Tuesday, June 18: North Kingstown Free Library, 6:30 p.m.

RI conservation projects, funding and purpose

The Rhode Island Department of Environmental Management has awarded $2.6 million in matching grants to protect 383 acres of public land in 11 communities. The funding comes from the 2022 Green Bond approved by voters.

The grant winners, the amount and the projects are:

Town of Burrillville: $54,500 to acquire 6.5 acres of forestland along the Pascoag Rail Trail that includes a wellhead-protection area, a watershed and a tributary of the Clear River.

Aquidneck Land Trust: $400,000 to acquire farmland in Portsmouth, including prime soils that will be kept in agricultural use with designated habitat areas.

Audubon Society of Rhode Island: $20,500 to acquire 36 acres of core forestland in Coventry east of Fairbanks Corner. The property abuts Audubon’s 75-acre Perched Boulder Woodlands and contains a coniferous wetland complex supporting stands of middle-aged eastern hemlock.

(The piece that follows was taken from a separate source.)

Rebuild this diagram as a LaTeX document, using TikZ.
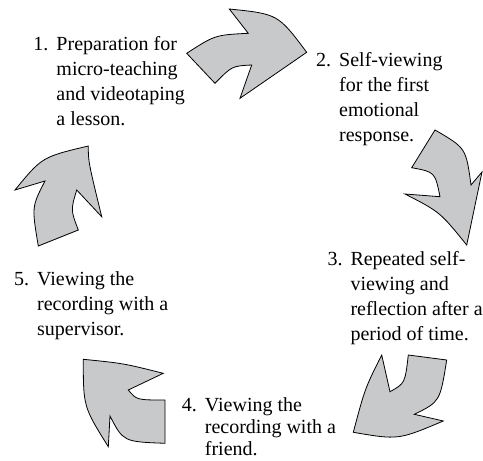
\documentclass[tikz,border=0pt]{standalone}
\usepackage{fontspec}
\setmainfont{Liberation Serif}
\newcommand\numbox[1]{\makebox[23pt][l]{#1}}
\newcommand\indbox{\hspace*{23pt}}
\begin{document}
\begin{tikzpicture}[x=1pt,y=-1pt,
  arrowshape/.style={draw=black,line width=0.8pt,fill=arrowgray,line join=miter},
  steptext/.style={anchor=base west,inner sep=0pt,align=left,
    font=\fontsize{20}{25}\selectfont}]
\definecolor{arrowgray}{HTML}{C8C9CB}
\useasboundingbox (0,0) rectangle (483,461);
% arrow 1 (top)
\draw[arrowshape] (186.7,53.3) .. controls (215,35) .. (248.3,33.3) -- (229.3,9)
  .. controls (278,14) .. (306.7,52.3) -- (240,98.3) -- (251.7,65)
  .. controls (232,66) .. (215,83.3) -- cycle;
% arrow 2 (right)
\draw[arrowshape] (435,130) -- (411.7,167.7) .. controls (435,172) .. (440,196.7)
  -- (405,194) .. controls (440,212) .. (466.7,245) -- (482,172) -- (471,185)
  .. controls (466,148) .. cycle;
% arrow 3 (bottom right)
\draw[arrowshape] (408.3,355) -- (446.7,360) .. controls (440,401.7) .. (414.3,414.3)
  -- (443.3,421) .. controls (398.3,440) .. (353.3,432.3)
  .. controls (365,388.3) .. (381.7,355) -- (390,391.7)
  .. controls (405,383.3) .. cycle;
% arrow 4 (bottom left)
\draw[arrowshape] (165,400) .. controls (136.7,400) .. (128.3,390) -- (163.3,373.3)
  .. controls (123.3,363.3) .. (83.3,359.3) .. controls (83.3,406.7) .. (108.3,446.7)
  -- (110,416) .. controls (123.3,441.7) .. (165,443.3) -- cycle;
% arrow 5 (left)
\draw[arrowshape] (88.3,146) .. controls (42,157) .. (15,190) -- (45,181)
  .. controls (31.7,206.7) .. (38.3,246) -- (78.3,230) .. controls (70.7,210) .. (76.7,190)
  -- (101.7,216.7) .. controls (88.3,161.7) .. cycle;
% texts (anchor at the baseline of the last line)
\node[steptext] (t1) at (33.3,125.5) {\numbox{1.}Preparation for\\\indbox micro-teaching\\\indbox and videotaping\\\indbox a lesson.};
\node[steptext] (t2) at (316,141) {\numbox{2.}Self-viewing\\\indbox for the first\\\indbox emotional\\\indbox response.};
\node[steptext] (t3) at (327.3,340) {\numbox{3.}Repeated self-\\\indbox viewing and\\\indbox reflection after a\\\indbox period of time.};
\node[steptext,font=\fontsize{20}{22}\selectfont] (t4) at (181.7,455) {\numbox{4.}Viewing the\\\indbox recording with a\\\indbox friend.};
\node[steptext] (t5) at (14,335) {\numbox{5.}Viewing the\\\indbox recording with a\\\indbox supervisor.};
\end{tikzpicture}
\end{document}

City of Pawtucket – Riverside Burial Society: $250,000 to acquire 4 acres along the Seekonk River south of Tidewater Landing. The property is an undeveloped portion of the Victorian-era Riverside Cemetery, just north of Providence’s Swan Point Cemetery.

South Kingstown Land Trust: $300,000 to acquire a Conservation Easement over 10 acres of the historic Kinney Azalea Gardens in Kingston, which includes 500 varieties of azaleas.

Westerly Land Trust: $400,000 to acquire 90 acres of farmland and forestland containing more than 1,000 feet of frontage on the Pawcatuck  River.

The Nature Conservancy: $185,000 to acquire 25 acres of core forestland in Hopkinton contiguous with Rockville Management Area and Canonchet Brook Preserve.

Town of Smithfield: $117,500 grant to acquire 3 acres across from Whipple Ave south of Georgiaville Pond. The acquisition will expand trailhead access to Smithfield Land Trust’s Olivia’s Woods Preserve and protect riparian land along Whipple Brook east of its confluence with the Woonasquatucket River.

Town of Bristol: $400,000 to acquire 120 acres on Tower Street that is slated to become the Mount Hope Community Forest and will protect a site of Native American history.

Westerly Land Trust: $87,500 to acquire 4.6 acres along the Pawcatuck River abutting the Riverwood Preserve and including a paddle craft launch on the Pawcatuck River.

South Kingstown Land Trust: $400,000 to acquire 34 acres along the South County Bike Path contiguous with DEM’s Great Swamp Management Area and with more than 500 feet of frontage on White Horn Brook upstream of the Chipuxet River.